FIGURE 25.1  How many ways can this photo be used? Several, but one size might not fit all...

If you were to export this as a TIFF file, it would consume nearly 7MB of space—not at all unreasonable for a four-color photograph. Yet in the pages of a black-and-white book, that would be a waste. And if destined for an on-screen presentation with old equipment, you direly need to know how the image will reproduce with a smaller color palette.

The place to go for these answers is Image Ø Mode. There, you will be presented with an entire menu of choices.


NOTE Corel used to refer to these functions as Convert To, but in version 9, they are now under a menu called Mode. We liked the old name better...

Here are some of the conversions that DRAW and PAINT users commonly need to perform.

Grayscale

If you are creating an image for a one-color book, converting the image to grayscale could save you up to 10 times the disk, RAM, and RIP space. We converted our cityscape, and the resulting file was less than 700K.

In addition to digital economy, the other reason to convert the image would be to see how well the image fares with all of its color gone. Contrast is a tricky thing when you only have grays to work with, and some colors—red, most notably—will often become very dark or very light. By converting the image ahead of time, you’ll know if there are any trouble spots.

And the reason not to convert? If you want to use the same image in different media—like a book and a Web site—and you plan to create both from the same document. Then it’s best to keep the image in 24-bit RGB and let the colors map to gray during imaging. It’s still wise to perform a test conversion to check for contrast.


NOTE PAINT 9 offers a 16-bit Grayscale choice, and images stored that way can be composed of 65,000 shades of gray, instead of the standard 256. It might be overkill, and your partnering software might not support it, so you’ll want to experiment with this first.

Black and White

This stark treatment to a photo forces every pixel to be black or white. There are several patterns to choose from and various ways of determining which pixels become white and which ones become black.
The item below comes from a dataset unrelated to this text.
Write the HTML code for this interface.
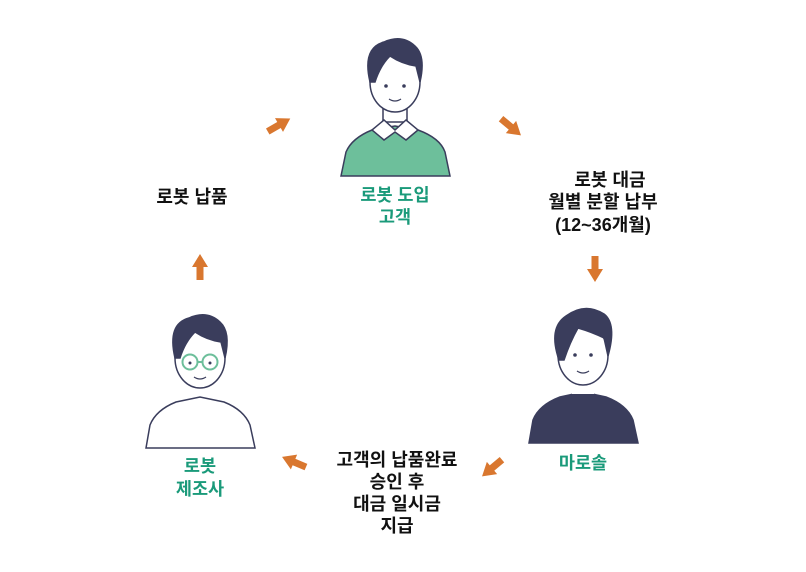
<!DOCTYPE html>
<html><head><meta charset="utf-8"><style>
body{margin:0;background:#fff;width:806px;height:567px;overflow:hidden;font-family:"Liberation Sans","Noto Sans CJK KR",sans-serif}
</style></head><body>
<svg width="806" height="567" viewBox="0 0 806 567" xmlns="http://www.w3.org/2000/svg">
<defs>
<g id="arr"><rect x="-13" y="-3.5" width="15" height="7" fill="#d9772f"/><polygon points="0,-8 13,0 0,8" fill="#d9772f"/></g>
</defs>
<use href="#arr" transform="translate(279,125) rotate(-30)"/>
<use href="#arr" transform="translate(511,127) rotate(40)"/>
<use href="#arr" transform="translate(595,269) rotate(90)"/>
<use href="#arr" transform="translate(492,468) rotate(140)"/>
<use href="#arr" transform="translate(294,462) rotate(203)"/>
<use href="#arr" transform="translate(200,267) rotate(-90)"/>

<!-- top person -->
<g stroke="#3a3d5c" stroke-width="1.5">
<path d="M341,176 L346,152 Q352,138 372,130 L395,126 L418,130 Q440,138 445,152 L450,176 Z" fill="#6dbf9b"/>
<path d="M383,104 L383,122 L407,122 L407,104 Z" fill="#fff"/>
<ellipse cx="395" cy="82" rx="25" ry="30" fill="#fff"/>
<path d="M372,130 L384,120 L395,130 L406,120 L418,130 L406,140 L395,132 L384,140 Z" fill="#fff"/>
<path d="M370,82 Q362,48 384,42 Q402,34 415,46 Q426,56 420,82 L416,66 Q402,64 390,56 Q380,66 375,82 Z" fill="#3a3d5c"/>
</g>
<circle cx="386" cy="86" r="1.8" fill="#3a3d5c"/><circle cx="404" cy="86" r="1.8" fill="#3a3d5c"/>
<path d="M389,99 Q395,103 401,99" stroke="#3a3d5c" stroke-width="1.3" fill="none"/>

<!-- left person -->
<g stroke="#3a3d5c" stroke-width="1.5">
<path d="M146,448 L150,425 Q156,410 176,402 L200,397 L224,402 Q244,410 250,425 L255,448 Z" fill="#fff"/>
<ellipse cx="200" cy="358" rx="25" ry="30" fill="#fff"/>
<path d="M175,358 Q167,324 189,318 Q207,310 220,322 Q231,332 225,358 L221,342 Q207,340 195,332 Q185,342 180,358 Z" fill="#3a3d5c"/>
</g>
<g stroke="#6dbf9b" stroke-width="2" fill="none"><circle cx="190" cy="362" r="7.5"/><circle cx="210" cy="362" r="7.5"/><path d="M197,362 L203,362"/></g>
<circle cx="190" cy="363" r="1.5" fill="#3a3d5c"/><circle cx="210" cy="363" r="1.5" fill="#3a3d5c"/>
<path d="M194,377 Q200,381 206,377" stroke="#3a3d5c" stroke-width="1.3" fill="none"/>

<!-- right person -->
<g stroke="#3a3d5c" stroke-width="1.5">
<path d="M529,443 L533,420 Q539,405 560,397 L583,392 L606,397 Q627,405 633,420 L638,443 Z" fill="#3a3d5c"/>
<rect x="572" y="378" width="22" height="16" fill="#fff" stroke="none"/>
<ellipse cx="583" cy="355" rx="25" ry="30" fill="#fff"/>
<path d="M559,360 Q548,328 566,316 Q585,302 604,314 Q617,324 608,356 L604,338 Q592,332 578,328 Q570,342 564,360 Z" fill="#3a3d5c"/>
</g>
<circle cx="575" cy="355" r="1.8" fill="#3a3d5c"/><circle cx="591" cy="355" r="1.8" fill="#3a3d5c"/>
<path d="M577,371 Q583,375 589,371" stroke="#3a3d5c" stroke-width="1.3" fill="none"/>

<g font-family="Liberation Sans, Noto Sans CJK KR, sans-serif" font-weight="bold" font-size="18" text-anchor="middle">
<text x="192" y="203" fill="#111">로봇 납품</text>
<g fill="#1a9a7a" font-size="17.5">
<text x="395" y="201">로봇 도입</text><text x="395" y="223">고객</text>
<text x="200" y="472">로봇</text><text x="200" y="495">제조사</text>
<text x="583" y="469">마로솔</text>
</g>
<g fill="#111">
<text x="610" y="186">로봇 대금</text><text x="603" y="208">월별 분할 납부</text><text x="603" y="231">(12~36개월)</text>
<text x="397" y="466">고객의 납품완료</text><text x="397" y="488">승인 후</text><text x="397" y="510">대금 일시금</text><text x="397" y="532">지급</text>
</g>
</g>
</svg>
</body></html>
As you can see below, you would never use this type of conversion when you intend to show detail of a photo, but for abstract work, it is a nice choice:

  It retains its identity—you still know what it is.
  Line art affords a generic quality to a photo.
  With nothing but white and black pixels, it will print or render to any device.
  It’s tiny—only 86K in this case!

Duotone

This describes a process whereby an image is rendered with two different colors (three for a tritone, four for a quadtone). A duotone is quite unlike a conventional color photo, where certain pixels are colored differently to create the hues and tones of the image. It is closer to a grayscale image than a color image, and in fact, a duotone must start out as a grayscale image (PAINT 9 converts it for you automatically).
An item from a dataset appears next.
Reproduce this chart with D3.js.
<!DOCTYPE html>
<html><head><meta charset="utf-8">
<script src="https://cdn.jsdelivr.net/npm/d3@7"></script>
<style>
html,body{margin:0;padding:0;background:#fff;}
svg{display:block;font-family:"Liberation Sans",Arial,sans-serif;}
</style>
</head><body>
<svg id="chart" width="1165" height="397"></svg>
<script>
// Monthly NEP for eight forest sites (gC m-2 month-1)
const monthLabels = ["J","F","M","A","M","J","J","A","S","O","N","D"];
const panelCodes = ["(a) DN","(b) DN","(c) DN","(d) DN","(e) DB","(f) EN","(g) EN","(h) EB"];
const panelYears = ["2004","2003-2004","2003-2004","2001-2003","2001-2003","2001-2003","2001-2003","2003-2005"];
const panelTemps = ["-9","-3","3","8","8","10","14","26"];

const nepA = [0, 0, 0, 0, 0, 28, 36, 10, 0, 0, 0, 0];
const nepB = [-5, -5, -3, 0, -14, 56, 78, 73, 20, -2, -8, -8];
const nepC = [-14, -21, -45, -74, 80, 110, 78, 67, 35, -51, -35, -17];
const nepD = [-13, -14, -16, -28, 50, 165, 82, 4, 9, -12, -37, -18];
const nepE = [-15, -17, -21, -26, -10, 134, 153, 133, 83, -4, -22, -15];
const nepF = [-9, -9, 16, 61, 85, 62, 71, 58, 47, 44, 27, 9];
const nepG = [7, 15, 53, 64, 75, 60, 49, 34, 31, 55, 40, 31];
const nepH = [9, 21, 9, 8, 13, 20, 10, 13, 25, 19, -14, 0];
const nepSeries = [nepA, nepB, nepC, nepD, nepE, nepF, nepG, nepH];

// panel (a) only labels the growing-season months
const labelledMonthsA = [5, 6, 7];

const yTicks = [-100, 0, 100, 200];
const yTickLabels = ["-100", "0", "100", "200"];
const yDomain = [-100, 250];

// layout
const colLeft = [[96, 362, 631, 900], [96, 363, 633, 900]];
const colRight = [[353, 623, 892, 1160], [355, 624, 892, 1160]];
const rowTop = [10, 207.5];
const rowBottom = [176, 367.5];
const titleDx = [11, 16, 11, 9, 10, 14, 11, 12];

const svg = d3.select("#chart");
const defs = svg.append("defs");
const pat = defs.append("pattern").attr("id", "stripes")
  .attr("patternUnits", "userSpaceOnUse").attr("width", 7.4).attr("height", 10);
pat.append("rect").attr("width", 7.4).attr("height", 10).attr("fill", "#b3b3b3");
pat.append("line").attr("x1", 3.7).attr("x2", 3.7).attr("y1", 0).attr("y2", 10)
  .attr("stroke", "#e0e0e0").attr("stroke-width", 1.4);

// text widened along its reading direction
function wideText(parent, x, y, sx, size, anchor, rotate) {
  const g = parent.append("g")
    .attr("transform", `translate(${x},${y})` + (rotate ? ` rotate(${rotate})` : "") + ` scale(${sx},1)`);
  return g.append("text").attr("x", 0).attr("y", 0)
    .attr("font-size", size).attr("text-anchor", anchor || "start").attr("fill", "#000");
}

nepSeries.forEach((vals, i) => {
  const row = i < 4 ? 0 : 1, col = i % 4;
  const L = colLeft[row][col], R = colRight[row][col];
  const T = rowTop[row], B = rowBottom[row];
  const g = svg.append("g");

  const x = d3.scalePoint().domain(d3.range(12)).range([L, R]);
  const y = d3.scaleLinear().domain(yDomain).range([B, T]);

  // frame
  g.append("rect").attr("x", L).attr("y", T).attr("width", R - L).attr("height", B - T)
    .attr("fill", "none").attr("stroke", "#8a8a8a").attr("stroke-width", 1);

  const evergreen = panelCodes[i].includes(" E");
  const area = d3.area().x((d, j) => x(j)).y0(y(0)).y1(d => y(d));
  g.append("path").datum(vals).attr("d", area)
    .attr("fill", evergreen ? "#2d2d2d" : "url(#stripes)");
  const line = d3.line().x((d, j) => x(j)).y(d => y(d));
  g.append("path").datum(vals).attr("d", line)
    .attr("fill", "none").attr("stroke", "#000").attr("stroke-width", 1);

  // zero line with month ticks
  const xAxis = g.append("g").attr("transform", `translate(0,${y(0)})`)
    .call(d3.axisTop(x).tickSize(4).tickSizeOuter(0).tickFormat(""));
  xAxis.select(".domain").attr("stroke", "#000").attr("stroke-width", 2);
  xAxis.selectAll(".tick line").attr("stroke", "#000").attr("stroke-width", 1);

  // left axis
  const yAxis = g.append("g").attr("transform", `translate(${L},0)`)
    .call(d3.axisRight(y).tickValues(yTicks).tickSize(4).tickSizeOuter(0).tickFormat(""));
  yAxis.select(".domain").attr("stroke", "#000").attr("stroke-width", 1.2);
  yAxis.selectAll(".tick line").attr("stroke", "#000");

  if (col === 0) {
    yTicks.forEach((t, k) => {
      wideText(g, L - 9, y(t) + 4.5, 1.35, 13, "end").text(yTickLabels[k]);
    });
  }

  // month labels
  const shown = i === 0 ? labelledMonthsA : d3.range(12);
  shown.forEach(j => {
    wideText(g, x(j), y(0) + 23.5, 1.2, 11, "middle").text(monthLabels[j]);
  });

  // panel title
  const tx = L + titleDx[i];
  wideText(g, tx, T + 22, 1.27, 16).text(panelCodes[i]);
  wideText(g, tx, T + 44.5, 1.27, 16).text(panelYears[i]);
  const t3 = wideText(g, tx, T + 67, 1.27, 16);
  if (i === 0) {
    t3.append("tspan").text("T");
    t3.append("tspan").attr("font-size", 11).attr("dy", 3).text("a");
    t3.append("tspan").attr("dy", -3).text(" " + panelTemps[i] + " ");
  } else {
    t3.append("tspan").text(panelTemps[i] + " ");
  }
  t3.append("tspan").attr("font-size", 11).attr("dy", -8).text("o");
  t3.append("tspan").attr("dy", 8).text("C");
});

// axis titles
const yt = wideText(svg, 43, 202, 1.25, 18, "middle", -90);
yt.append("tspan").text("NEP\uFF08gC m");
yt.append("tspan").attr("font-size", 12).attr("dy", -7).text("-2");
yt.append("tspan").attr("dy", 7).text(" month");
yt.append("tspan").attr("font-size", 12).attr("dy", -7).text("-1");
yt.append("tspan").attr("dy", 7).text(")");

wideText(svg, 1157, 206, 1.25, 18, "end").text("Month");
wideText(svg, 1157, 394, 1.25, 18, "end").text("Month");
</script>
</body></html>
Think of a duotone as two identical copies of a single-color photo placed one atop the other. One is typically rendered in black and the other in a second spot color. You determine how each ink color is rendered by adjusting the tone curve, and PAINT does a good job of showing you the final result. This is an economical way of adding color to a budget-minded project.

Paletted

This describes an image whose color depth is controlled by a fixed palette, instead of by a virtually unlimited number of colors. Using any palette smaller than 16 million colors was once thought of as inferior, but today that is hardly the case. PAINT can create palettes made up of precisely the colors that are represented in an image, and can use dithering tricks to compensate for colors that fall outside the palette.

This is an excellent conversion choice when preparing files for the Internet or for out-of-date projection systems. While most Webmasters will create full-color JPEG files and not bother with palette reduction, if you face a requirement to create GIF files or otherwise limit your use of color to the 216 browser-friendly colors, you can make good use of this conversion choice.